• _Description of the task_
Copy out all the lines exactly. Omit pictures.
▼
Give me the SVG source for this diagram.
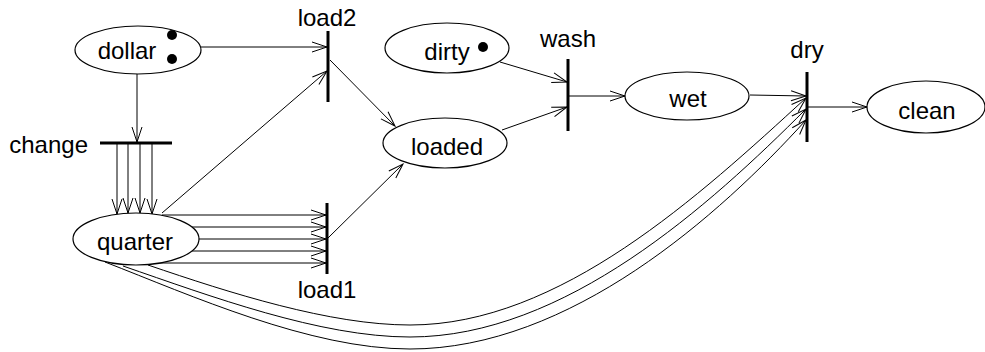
<svg xmlns="http://www.w3.org/2000/svg" width="985" height="352" viewBox="0 0 985 352">
<defs>
<marker id="arr" markerUnits="userSpaceOnUse" markerWidth="16" markerHeight="12" refX="15" refY="5" orient="auto" overflow="visible">
<path d="M0,0 L15,5 L0,10" fill="none" stroke="#000" stroke-width="1"/>
</marker>
</defs>
<style>
.place ellipse{fill:#fff;stroke:#000;stroke-width:1.2}
.bar{stroke:#000;stroke-width:3;fill:none}
text{font-family:"Liberation Sans",Arial,Helvetica,sans-serif;font-size:24px;fill:#000}
.c{text-anchor:middle}
.edges path,.edges line{fill:none;stroke:#000;stroke-width:1;marker-end:url(#arr)}
.tok{fill:#000}
</style>
<rect width="985" height="352" fill="#fff"/>
<g class="edges">
<line x1="201" y1="47" x2="327" y2="47"/>
<line x1="137" y1="73" x2="137" y2="142"/>
<line x1="117" y1="144" x2="117" y2="214"/>
<line x1="128" y1="144" x2="128" y2="213"/>
<line x1="140" y1="144" x2="140" y2="213"/>
<line x1="152" y1="144" x2="152" y2="214"/>
<line x1="162" y1="213" x2="327" y2="71"/>
<line x1="162" y1="215" x2="326" y2="215"/>
<line x1="192" y1="227" x2="326" y2="227"/>
<line x1="199" y1="239" x2="326" y2="239"/>
<line x1="192" y1="251" x2="326" y2="251"/>
<line x1="160" y1="263" x2="326" y2="263"/>
<line x1="330" y1="60" x2="395" y2="126"/>
<line x1="328" y1="238" x2="403" y2="164"/>
<line x1="500" y1="62" x2="567" y2="82"/>
<line x1="502" y1="130" x2="567" y2="107"/>
<line x1="569" y1="96" x2="625" y2="96"/>
<line x1="750" y1="95" x2="806" y2="96"/>
<line x1="808" y1="107" x2="867" y2="107"/>
<path d="M148,265 C230,293 330,325 410,325 C560,325 700,195 806,98"/>
<path d="M123,266 C210,296 320,337 410,337 C565,337 710,205 806,109"/>
<path d="M105,262 C190,295 310,349 410,349 C570,349 720,215 806,120"/>
</g>
<g id="dollar" class="place"><ellipse cx="138" cy="50" rx="63" ry="24"/><text x="127" y="59" class="c">dollar</text><circle class="tok" cx="172" cy="35" r="5"/><circle class="tok" cx="172" cy="59" r="5"/></g>
<g id="dirty" class="place"><ellipse cx="447" cy="48" rx="62" ry="25"/><text x="447" y="60" class="c">dirty</text><circle class="tok" cx="483" cy="47" r="5"/></g>
<g id="loaded" class="place"><ellipse cx="445" cy="143" rx="62" ry="25"/><text x="447" y="155" class="c">loaded</text></g>
<g id="quarter" class="place"><ellipse cx="136" cy="239" rx="63" ry="26"/><text x="135" y="250" class="c">quarter</text></g>
<g id="wet" class="place"><ellipse cx="687" cy="96" rx="62" ry="24"/><text x="688" y="107" class="c">wet</text></g>
<g id="clean" class="place"><ellipse cx="926" cy="107" rx="59" ry="26"/><text x="927" y="119" class="c">clean</text></g>
<g id="load2"><line class="bar" x1="328" y1="31" x2="328" y2="102"/><text x="327" y="26" class="c">load2</text></g>
<g id="change"><line class="bar" x1="100" y1="143" x2="172" y2="143"/><text x="88" y="153" text-anchor="end">change</text></g>
<g id="load1"><line class="bar" x1="327" y1="203" x2="327" y2="274"/><text x="327" y="298" class="c">load1</text></g>
<g id="wash"><line class="bar" x1="568" y1="59" x2="568" y2="131"/><text x="568" y="47" class="c">wash</text></g>
<g id="dry"><line class="bar" x1="807" y1="72" x2="807" y2="142"/><text x="807" y="58" class="c">dry</text></g>
</svg>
▲
• _Exercise answer_
Give me the SVG source for this diagram.
<svg xmlns="http://www.w3.org/2000/svg" width="985" height="352" viewBox="0 0 985 352">
<defs>
<marker id="arr" markerUnits="userSpaceOnUse" markerWidth="16" markerHeight="12" refX="15" refY="5" orient="auto" overflow="visible">
<path d="M0,0 L15,5 L0,10" fill="none" stroke="#000" stroke-width="1"/>
</marker>
</defs>
<style>
.place ellipse{fill:#fff;stroke:#000;stroke-width:1.2}
.bar{stroke:#000;stroke-width:3;fill:none}
text{font-family:"Liberation Sans",Arial,Helvetica,sans-serif;font-size:24px;fill:#000}
.c{text-anchor:middle}
.edges path,.edges line{fill:none;stroke:#000;stroke-width:1;marker-end:url(#arr)}
.tok{fill:#000}
</style>
<rect width="985" height="352" fill="#fff"/>
<g class="edges">
<line x1="201" y1="47" x2="327" y2="47"/>
<line x1="137" y1="73" x2="137" y2="142"/>
<line x1="117" y1="144" x2="117" y2="214"/>
<line x1="128" y1="144" x2="128" y2="213"/>
<line x1="140" y1="144" x2="140" y2="213"/>
<line x1="152" y1="144" x2="152" y2="214"/>
<line x1="162" y1="213" x2="327" y2="71"/>
<line x1="162" y1="215" x2="326" y2="215"/>
<line x1="192" y1="227" x2="326" y2="227"/>
<line x1="199" y1="239" x2="326" y2="239"/>
<line x1="192" y1="251" x2="326" y2="251"/>
<line x1="160" y1="263" x2="326" y2="263"/>
<line x1="330" y1="60" x2="395" y2="126"/>
<line x1="328" y1="238" x2="403" y2="164"/>
<line x1="500" y1="62" x2="567" y2="82"/>
<line x1="502" y1="130" x2="567" y2="107"/>
<line x1="569" y1="96" x2="625" y2="96"/>
<line x1="750" y1="95" x2="806" y2="96"/>
<line x1="808" y1="107" x2="867" y2="107"/>
<path d="M148,265 C230,293 330,325 410,325 C560,325 700,195 806,98"/>
<path d="M123,266 C210,296 320,337 410,337 C565,337 710,205 806,109"/>
<path d="M105,262 C190,295 310,349 410,349 C570,349 720,215 806,120"/>
</g>
<g id="dollar" class="place"><ellipse cx="138" cy="50" rx="63" ry="24"/><text x="127" y="59" class="c">dollar</text><circle class="tok" cx="172" cy="35" r="5"/><circle class="tok" cx="172" cy="59" r="5"/></g>
<g id="dirty" class="place"><ellipse cx="447" cy="48" rx="62" ry="25"/><text x="447" y="60" class="c">dirty</text><circle class="tok" cx="483" cy="47" r="5"/></g>
<g id="loaded" class="place"><ellipse cx="445" cy="143" rx="62" ry="25"/><text x="447" y="155" class="c">loaded</text></g>
<g id="quarter" class="place"><ellipse cx="136" cy="239" rx="63" ry="26"/><text x="135" y="250" class="c">quarter</text></g>
<g id="wet" class="place"><ellipse cx="687" cy="96" rx="62" ry="24"/><text x="688" y="107" class="c">wet</text></g>
<g id="clean" class="place"><ellipse cx="926" cy="107" rx="59" ry="26"/><text x="927" y="119" class="c">clean</text></g>
<g id="load2"><line class="bar" x1="328" y1="31" x2="328" y2="102"/><text x="327" y="26" class="c">load2</text></g>
<g id="change"><line class="bar" x1="100" y1="143" x2="172" y2="143"/><text x="88" y="153" text-anchor="end">change</text></g>
<g id="load1"><line class="bar" x1="327" y1="203" x2="327" y2="274"/><text x="327" y="298" class="c">load1</text></g>
<g id="wash"><line class="bar" x1="568" y1="59" x2="568" y2="131"/><text x="568" y="47" class="c">wash</text></g>
<g id="dry"><line class="bar" x1="807" y1="72" x2="807" y2="142"/><text x="807" y="58" class="c">dry</text></g>
</svg>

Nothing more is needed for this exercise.